Pendidikan tidak bisa menolak perkembangan teknologi, tetapi harus menggunakan teknologi sebagai alat bantu, bukan pengganti hubungan manusia. Teknologi perlu didesain untuk memfasilitasi percakapan, memicu rasa ingin tahu, dan membangun dialog, bukan hanya menyampaikan materi secara satu arah.
Hubungan antara guru dan siswa harus dibangun seperti hubungan manusia yang saling menghargai. Jika proses belajar hanya dilakukan lewat sistem otomatisasi, maka hubungan manusiawi akan menghilang. Di sinilah pendidikan humanistik perlu diterapkan untuk mengingatkan bahwa guru bukan hanya penyampai materi, tetapi juga pendamping dalam pencarian makna hidup.
Pendidikan di era digital membutuhkan keseimbangan antara pemanfaatan teknologi dan nilai kemanusiaan. Teknologi dapat membantu proses belajar, tetapi suara manusia tetap harus terdengar di ruang-ruang kelas. Unsur seperti diskusi, perdebatan, empati, dan pertumbuhan pribadi tidak bisa dicapai melalui logika otomatis.
Pendidikan sejati terjadi ketika hati, pikiran, dan hubungan bertemu dalam satu ruang belajar. Dengan demikian, terbentuk komunikasi efektif antara guru, siswa, dan materi pembelajaran. Jika pendidikan diselenggarakan untuk manusia, maka pendidikan tidak boleh kehilangan sisi kemanusiaannya. Efisiensi penting, tetapi makna adalah hal membuat proses pendidikan layak dijalani.
Diperlukan kebijaksanaan dalam menghadapi teknologi dan menggunakannya tanpa kehilangan roh pendidikan. Pendidikan akan tetap bermakna jika diselenggarakan dengan menjaga keseimbangan antara efisiensi dan nilai-nilai kemanusiaan. Teknologi tentu membantu, tetapi jangan pernah melupakan peran guru, diskusi, tanya jawab, dan canda tawa yang menjadi warna dalam proses belajar.
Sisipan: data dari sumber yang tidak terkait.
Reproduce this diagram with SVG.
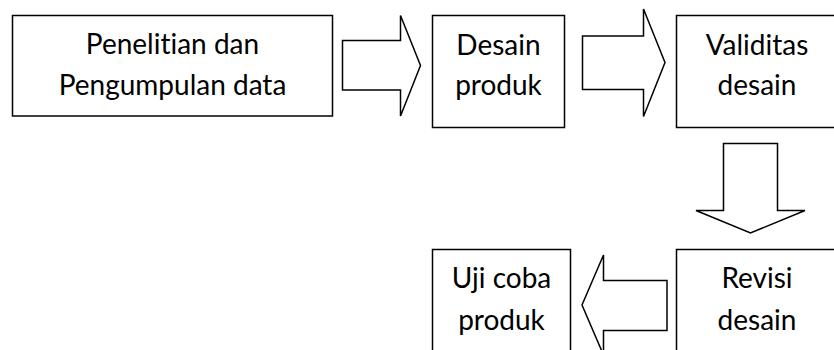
<svg xmlns="http://www.w3.org/2000/svg" width="834" height="350" viewBox="0 0 834 350">
<style>
.box{fill:#fff;stroke:#000;stroke-width:1.5}
.arr{fill:#fff;stroke:#000;stroke-width:1.5;stroke-linejoin:miter}
text{font-family:Lato,"Open Sans","Liberation Sans",sans-serif;font-size:28px;fill:#000;text-anchor:middle;font-variant-ligatures:none;font-feature-settings:"liga" 0,"clig" 0}
</style>
<rect width="834" height="350" fill="#fff"/>
<g id="connectors">
<polygon class="arr" points="342.5,40.5 400.5,40.5 400.5,15.5 420.5,65.5 400.5,116 400.5,90 342.5,90"/>
<polygon class="arr" points="582.5,36 643.5,36 643.5,9 665,62.5 643.5,116.5 643.5,89.5 582.5,89.5"/>
<polygon class="arr" points="723.5,143.5 777.5,143.5 777.5,210.5 805,210.5 750.5,233 696,210.5 723.5,210.5"/>
<polygon class="arr" points="667,280.5 603.5,280.5 603.5,255 582,305 603.5,355 603.5,330.5 667,330.5"/>
</g>
<g id="n1">
<rect class="box" x="12.5" y="15.5" width="320" height="100.5"/>
<text x="172.5" y="54">Penelitian dan</text>
<text x="172.5" y="95">Pengumpulan data</text>
</g>
<g id="n2">
<rect class="box" x="432.5" y="15.5" width="132" height="112"/>
<text x="498.5" y="55">Desain</text>
<text x="498.5" y="95">produk</text>
</g>
<g id="n3">
<rect class="box" x="676.5" y="15.5" width="161" height="112"/>
<text x="757" y="55">Validitas</text>
<text x="757" y="95">desain</text>
</g>
<g id="n4">
<rect class="box" x="432.5" y="249.5" width="138" height="120"/>
<text x="501.5" y="288">Uji coba</text>
<text x="501.5" y="330">produk</text>
</g>
<g id="n5">
<rect class="box" x="676.5" y="249.5" width="161" height="120"/>
<text x="757" y="288">Revisi</text>
<text x="757" y="330">desain</text>
</g>
</svg>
Pendidikan bukan pabrik yang menghasilkan lulusan cepat untuk industri. Pendidikan adalah perjalanan membentuk manusia yang utuh, berpikir, merasa, dan peduli pada sesama. Pendidikan adalah menuntun kodrat anak dalam mencapai keselamatan dan kebahagiaan seutuhnya.
Di dunia yang makin dikuasai mesin dan sistem otomatisasi, kita harus berhati-hati agar pendidikan tidak kehilangan rohnya. Kecanggihan teknologi membawa manfaat besar, tetapi jika interaksi antara guru dan murid digantikan seluruhnya oleh algoritma, maka hilanglah kesempatan untuk menyentuh sisi terdalam manusia: perasaan, penghayatan, dan makna pendidikan.
Siswa tidak hanya butuh pengetahuan, tetapi juga kehadiran yang mampu memahami dirinya. Ia butuh didengar, ia ingin dipahami, bukan hanya dinilai. Di sinilah letak pentingnya kehadiran guru, bukan hanya sebagai penyampai materi, tetapi sebagai penuntun jiwa yang tahu kapan harus bertanya, kapan mendengar, dan kapan diam bersama muridnya dalam perenungan.
Akhirnya, pendidikan yang kehilangan empati hanya akan melahirkan keterampilan, tanpa kebijaksanaan. Ia mampu mencetak tenaga kerja, tetapi gagal membentuk manusia yang utuh dan berkarakter. Hari ini, kita boleh berinovasi dan berkreasi. Teknologi informasi boleh hadir di ruang kelas. Tetapi jangan pernah serahkan seluruh proses belajar pada sistem yang tak punya hati.
Sebab, pendidikan bukan hanya soal apa yang dipelajari, melainkan bagaimana seseorang diperlakukan dalam proses itu. Dan tidak ada mesin secerdas apa pun yang bisa menggantikan peran manusia sebagai guru dalam membentuk manusia yang seutuhnya.